### SUPPLIED DATA
▬▬▬▬▬▬▬▬▬▬

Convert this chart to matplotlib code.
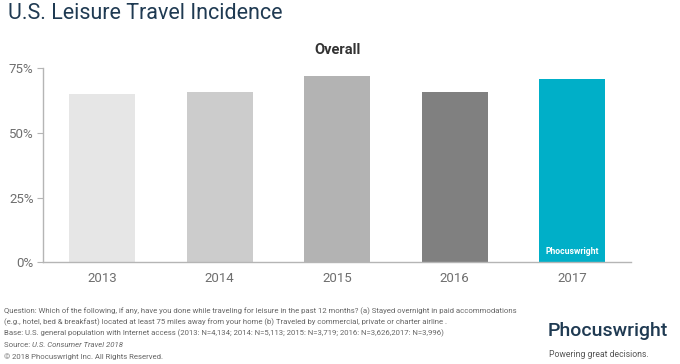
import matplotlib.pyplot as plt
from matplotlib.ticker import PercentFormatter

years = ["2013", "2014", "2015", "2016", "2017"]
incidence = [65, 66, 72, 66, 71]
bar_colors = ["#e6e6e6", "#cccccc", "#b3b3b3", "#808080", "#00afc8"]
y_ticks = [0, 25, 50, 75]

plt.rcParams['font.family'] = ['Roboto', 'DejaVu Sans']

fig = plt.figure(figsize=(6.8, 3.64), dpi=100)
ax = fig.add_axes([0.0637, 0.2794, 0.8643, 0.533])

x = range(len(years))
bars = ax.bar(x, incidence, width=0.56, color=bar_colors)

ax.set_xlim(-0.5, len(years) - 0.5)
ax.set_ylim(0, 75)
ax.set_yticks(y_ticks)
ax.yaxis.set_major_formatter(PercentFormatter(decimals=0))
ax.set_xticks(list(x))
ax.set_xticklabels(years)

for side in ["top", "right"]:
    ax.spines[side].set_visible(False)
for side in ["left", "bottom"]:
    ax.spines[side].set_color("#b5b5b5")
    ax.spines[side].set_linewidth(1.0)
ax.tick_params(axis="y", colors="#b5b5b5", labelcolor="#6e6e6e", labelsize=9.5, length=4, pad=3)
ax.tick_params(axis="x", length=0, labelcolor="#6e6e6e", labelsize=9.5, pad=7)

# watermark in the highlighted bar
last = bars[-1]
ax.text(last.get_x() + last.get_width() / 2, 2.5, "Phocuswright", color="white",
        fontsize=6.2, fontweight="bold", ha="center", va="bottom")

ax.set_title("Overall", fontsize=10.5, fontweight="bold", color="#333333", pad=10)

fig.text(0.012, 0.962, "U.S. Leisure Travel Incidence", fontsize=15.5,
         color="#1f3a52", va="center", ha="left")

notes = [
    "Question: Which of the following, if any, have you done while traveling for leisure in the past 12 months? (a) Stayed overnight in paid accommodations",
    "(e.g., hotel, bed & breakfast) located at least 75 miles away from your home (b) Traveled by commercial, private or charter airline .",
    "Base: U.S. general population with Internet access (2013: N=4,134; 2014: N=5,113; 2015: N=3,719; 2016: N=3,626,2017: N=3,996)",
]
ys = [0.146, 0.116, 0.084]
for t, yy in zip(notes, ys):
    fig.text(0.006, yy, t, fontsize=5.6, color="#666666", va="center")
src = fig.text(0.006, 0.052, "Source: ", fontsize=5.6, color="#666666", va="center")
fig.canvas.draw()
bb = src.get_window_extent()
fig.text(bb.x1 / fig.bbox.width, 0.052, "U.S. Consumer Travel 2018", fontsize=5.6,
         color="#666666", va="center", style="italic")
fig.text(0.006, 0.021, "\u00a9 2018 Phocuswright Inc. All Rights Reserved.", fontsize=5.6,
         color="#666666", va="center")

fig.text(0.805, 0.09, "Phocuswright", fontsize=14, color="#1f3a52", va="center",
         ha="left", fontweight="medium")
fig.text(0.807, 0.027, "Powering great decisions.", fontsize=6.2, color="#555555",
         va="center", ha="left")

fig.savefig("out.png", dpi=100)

▬▬▬▬▬▬▬▬▬▬

### REQUIRED WORK
Find the lines containing "matplotlib" and list every one of them.

### ANSWER TO THE PROBLEM
Convert this chart to matplotlib code.
import matplotlib.pyplot as plt
from matplotlib.ticker import PercentFormatter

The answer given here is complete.